**DATA SECTION:**
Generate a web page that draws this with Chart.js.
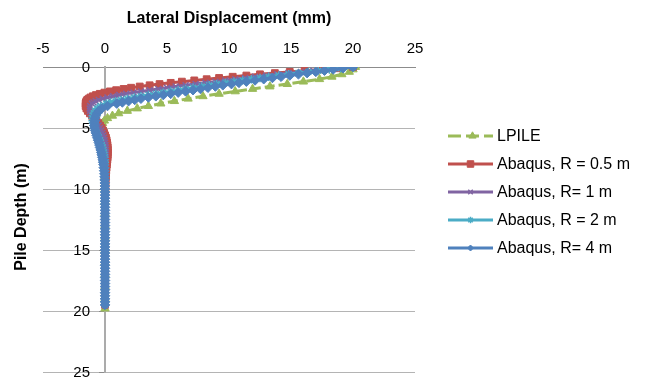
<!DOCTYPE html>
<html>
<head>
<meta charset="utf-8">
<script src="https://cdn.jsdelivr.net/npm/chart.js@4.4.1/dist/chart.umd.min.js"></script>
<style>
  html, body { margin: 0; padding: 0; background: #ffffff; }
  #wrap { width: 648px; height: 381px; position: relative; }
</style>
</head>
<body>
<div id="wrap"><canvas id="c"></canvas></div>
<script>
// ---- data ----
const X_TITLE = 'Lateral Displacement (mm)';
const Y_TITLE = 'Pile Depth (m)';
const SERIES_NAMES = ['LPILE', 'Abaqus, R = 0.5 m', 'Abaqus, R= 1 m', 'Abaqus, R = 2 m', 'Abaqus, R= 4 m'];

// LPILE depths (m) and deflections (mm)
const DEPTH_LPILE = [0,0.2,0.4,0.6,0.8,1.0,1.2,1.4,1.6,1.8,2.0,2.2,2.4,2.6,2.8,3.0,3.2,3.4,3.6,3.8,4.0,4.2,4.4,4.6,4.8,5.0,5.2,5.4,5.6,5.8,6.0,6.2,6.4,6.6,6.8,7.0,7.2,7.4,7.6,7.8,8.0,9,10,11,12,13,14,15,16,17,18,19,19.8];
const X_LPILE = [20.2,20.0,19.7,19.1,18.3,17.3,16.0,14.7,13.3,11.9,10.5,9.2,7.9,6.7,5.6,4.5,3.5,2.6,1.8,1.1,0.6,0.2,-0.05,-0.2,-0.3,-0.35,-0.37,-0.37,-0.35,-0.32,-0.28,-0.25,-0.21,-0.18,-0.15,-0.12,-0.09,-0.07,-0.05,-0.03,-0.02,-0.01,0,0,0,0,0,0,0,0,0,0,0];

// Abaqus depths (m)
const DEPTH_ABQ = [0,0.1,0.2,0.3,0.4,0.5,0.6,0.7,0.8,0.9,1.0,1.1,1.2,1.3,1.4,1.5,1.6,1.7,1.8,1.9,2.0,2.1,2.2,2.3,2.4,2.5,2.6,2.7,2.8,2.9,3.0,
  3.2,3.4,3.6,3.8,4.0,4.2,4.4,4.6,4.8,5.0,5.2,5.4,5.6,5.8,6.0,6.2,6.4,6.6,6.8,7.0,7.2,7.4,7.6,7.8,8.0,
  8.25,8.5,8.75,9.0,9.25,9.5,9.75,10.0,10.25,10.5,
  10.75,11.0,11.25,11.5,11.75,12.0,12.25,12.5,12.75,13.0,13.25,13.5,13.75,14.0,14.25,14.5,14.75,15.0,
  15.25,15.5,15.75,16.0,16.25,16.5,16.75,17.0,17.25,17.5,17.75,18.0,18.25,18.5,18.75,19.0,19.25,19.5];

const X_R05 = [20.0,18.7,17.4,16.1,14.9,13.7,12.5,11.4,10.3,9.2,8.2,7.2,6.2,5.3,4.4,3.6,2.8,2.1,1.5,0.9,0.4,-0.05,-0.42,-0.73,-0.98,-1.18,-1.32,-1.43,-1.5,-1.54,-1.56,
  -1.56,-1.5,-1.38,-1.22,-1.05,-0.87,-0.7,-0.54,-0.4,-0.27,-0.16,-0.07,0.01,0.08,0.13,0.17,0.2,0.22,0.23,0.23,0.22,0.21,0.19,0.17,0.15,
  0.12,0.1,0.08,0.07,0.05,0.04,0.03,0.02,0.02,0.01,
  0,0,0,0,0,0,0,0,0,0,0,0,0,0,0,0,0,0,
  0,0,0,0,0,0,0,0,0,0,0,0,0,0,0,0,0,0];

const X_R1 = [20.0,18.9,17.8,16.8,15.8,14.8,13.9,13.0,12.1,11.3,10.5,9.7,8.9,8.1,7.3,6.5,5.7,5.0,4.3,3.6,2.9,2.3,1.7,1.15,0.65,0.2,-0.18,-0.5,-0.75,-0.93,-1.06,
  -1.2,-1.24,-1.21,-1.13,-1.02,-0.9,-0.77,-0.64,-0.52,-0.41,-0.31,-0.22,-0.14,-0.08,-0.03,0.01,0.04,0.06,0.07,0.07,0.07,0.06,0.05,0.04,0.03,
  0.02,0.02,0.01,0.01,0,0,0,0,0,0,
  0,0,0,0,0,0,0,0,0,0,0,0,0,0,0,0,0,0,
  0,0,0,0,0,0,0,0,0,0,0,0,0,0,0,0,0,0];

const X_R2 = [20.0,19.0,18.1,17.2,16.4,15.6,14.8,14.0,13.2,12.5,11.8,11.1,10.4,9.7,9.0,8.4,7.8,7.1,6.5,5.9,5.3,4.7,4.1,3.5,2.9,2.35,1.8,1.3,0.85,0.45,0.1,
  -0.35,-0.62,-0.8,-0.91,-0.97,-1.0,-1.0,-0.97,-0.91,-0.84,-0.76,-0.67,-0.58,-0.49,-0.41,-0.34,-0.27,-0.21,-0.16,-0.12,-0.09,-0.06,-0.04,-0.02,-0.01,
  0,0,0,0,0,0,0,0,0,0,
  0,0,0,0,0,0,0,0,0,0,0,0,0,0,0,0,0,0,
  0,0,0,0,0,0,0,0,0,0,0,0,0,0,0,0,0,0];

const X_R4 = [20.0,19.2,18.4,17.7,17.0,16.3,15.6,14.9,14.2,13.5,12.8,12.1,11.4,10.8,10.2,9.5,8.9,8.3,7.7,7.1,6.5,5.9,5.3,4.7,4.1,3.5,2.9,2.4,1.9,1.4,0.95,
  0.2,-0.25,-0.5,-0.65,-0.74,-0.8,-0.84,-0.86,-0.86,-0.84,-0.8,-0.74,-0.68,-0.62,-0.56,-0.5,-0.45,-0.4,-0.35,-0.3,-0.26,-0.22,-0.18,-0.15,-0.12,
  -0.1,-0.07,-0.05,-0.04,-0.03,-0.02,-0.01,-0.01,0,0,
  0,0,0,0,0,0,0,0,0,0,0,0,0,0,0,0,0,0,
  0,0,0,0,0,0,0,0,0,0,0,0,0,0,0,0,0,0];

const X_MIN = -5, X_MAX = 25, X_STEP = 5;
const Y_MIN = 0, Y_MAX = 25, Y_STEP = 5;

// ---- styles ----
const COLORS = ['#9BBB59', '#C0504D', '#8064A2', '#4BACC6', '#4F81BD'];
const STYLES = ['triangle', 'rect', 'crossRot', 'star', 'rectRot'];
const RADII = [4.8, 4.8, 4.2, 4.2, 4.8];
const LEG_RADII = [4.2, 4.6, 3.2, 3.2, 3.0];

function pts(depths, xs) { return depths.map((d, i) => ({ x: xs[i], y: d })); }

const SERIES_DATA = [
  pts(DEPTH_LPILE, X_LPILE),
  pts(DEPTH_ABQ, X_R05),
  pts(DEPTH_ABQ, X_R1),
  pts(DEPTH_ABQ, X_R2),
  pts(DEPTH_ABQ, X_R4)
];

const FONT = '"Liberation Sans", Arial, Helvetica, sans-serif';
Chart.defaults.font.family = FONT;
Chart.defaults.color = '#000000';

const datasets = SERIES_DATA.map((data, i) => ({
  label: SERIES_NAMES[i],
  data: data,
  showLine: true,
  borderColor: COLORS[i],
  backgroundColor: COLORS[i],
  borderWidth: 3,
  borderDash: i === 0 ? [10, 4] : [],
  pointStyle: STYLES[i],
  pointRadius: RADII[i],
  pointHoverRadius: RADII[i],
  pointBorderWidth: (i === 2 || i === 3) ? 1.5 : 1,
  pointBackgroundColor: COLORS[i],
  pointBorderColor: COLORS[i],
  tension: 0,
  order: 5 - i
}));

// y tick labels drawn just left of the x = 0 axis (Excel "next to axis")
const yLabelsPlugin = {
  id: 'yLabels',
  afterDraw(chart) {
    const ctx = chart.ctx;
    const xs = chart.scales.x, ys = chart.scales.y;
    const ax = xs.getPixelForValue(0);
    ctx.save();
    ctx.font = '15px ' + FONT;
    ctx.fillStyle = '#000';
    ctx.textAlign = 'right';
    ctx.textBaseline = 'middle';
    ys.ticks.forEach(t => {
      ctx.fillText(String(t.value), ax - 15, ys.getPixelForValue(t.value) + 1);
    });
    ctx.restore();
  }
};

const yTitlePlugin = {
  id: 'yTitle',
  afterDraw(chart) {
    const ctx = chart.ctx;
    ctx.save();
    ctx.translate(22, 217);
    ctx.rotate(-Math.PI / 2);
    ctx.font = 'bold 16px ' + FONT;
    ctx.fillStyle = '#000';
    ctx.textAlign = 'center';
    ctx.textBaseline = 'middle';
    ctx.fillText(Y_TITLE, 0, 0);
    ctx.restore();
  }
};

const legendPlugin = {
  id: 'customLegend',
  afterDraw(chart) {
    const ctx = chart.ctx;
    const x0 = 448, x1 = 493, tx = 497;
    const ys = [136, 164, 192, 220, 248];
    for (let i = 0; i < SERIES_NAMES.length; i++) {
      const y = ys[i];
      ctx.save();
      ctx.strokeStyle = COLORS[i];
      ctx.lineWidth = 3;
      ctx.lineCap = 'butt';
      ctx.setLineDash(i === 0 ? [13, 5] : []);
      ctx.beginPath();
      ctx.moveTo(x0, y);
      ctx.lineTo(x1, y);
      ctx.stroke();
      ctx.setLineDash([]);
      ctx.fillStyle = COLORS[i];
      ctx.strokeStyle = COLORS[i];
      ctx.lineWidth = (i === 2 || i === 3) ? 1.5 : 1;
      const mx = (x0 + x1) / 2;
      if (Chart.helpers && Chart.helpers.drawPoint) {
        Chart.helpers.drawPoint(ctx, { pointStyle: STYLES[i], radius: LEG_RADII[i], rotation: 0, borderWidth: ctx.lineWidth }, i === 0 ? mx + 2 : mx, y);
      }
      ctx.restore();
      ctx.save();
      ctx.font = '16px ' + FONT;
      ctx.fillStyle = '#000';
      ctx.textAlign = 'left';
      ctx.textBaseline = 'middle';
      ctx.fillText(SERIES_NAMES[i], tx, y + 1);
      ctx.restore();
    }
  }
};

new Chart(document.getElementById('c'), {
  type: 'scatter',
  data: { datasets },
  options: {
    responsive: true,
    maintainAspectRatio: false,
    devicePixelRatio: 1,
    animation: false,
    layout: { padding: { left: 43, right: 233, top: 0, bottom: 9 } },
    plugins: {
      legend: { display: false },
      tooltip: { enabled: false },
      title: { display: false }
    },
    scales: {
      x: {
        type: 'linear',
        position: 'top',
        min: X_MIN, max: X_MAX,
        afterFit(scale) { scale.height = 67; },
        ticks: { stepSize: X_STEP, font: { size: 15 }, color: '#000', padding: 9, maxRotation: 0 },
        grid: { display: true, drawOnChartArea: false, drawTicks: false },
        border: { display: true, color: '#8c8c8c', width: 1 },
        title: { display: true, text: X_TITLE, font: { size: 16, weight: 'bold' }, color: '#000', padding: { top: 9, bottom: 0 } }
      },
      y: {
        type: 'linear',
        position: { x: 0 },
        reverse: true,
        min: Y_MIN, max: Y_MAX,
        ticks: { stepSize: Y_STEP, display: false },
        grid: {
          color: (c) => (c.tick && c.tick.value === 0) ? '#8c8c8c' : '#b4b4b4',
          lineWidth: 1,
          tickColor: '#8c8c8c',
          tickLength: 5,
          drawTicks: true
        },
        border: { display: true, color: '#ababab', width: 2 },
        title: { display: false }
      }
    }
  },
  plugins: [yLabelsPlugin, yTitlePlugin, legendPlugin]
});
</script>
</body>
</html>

**WRITTEN REQUEST:** Exactly restate the lines from the beginning of the data through the line with "const SERIES_NAMES = ['LPILE', 'Abaqus, R", and no others, keeping pictures out.

**SOLVED EXERCISE:**
Generate a web page that draws this with Chart.js.
<!DOCTYPE html>
<html>
<head>
<meta charset="utf-8">
<script src="https://cdn.jsdelivr.net/npm/chart.js@4.4.1/dist/chart.umd.min.js"></script>
<style>
  html, body { margin: 0; padding: 0; background: #ffffff; }
  #wrap { width: 648px; height: 381px; position: relative; }
</style>
</head>
<body>
<div id="wrap"><canvas id="c"></canvas></div>
<script>
// ---- data ----
const X_TITLE = 'Lateral Displacement (mm)';
const Y_TITLE = 'Pile Depth (m)';
const SERIES_NAMES = ['LPILE', 'Abaqus, R = 0.5 m', 'Abaqus, R= 1 m', 'Abaqus, R = 2 m', 'Abaqus, R= 4 m'];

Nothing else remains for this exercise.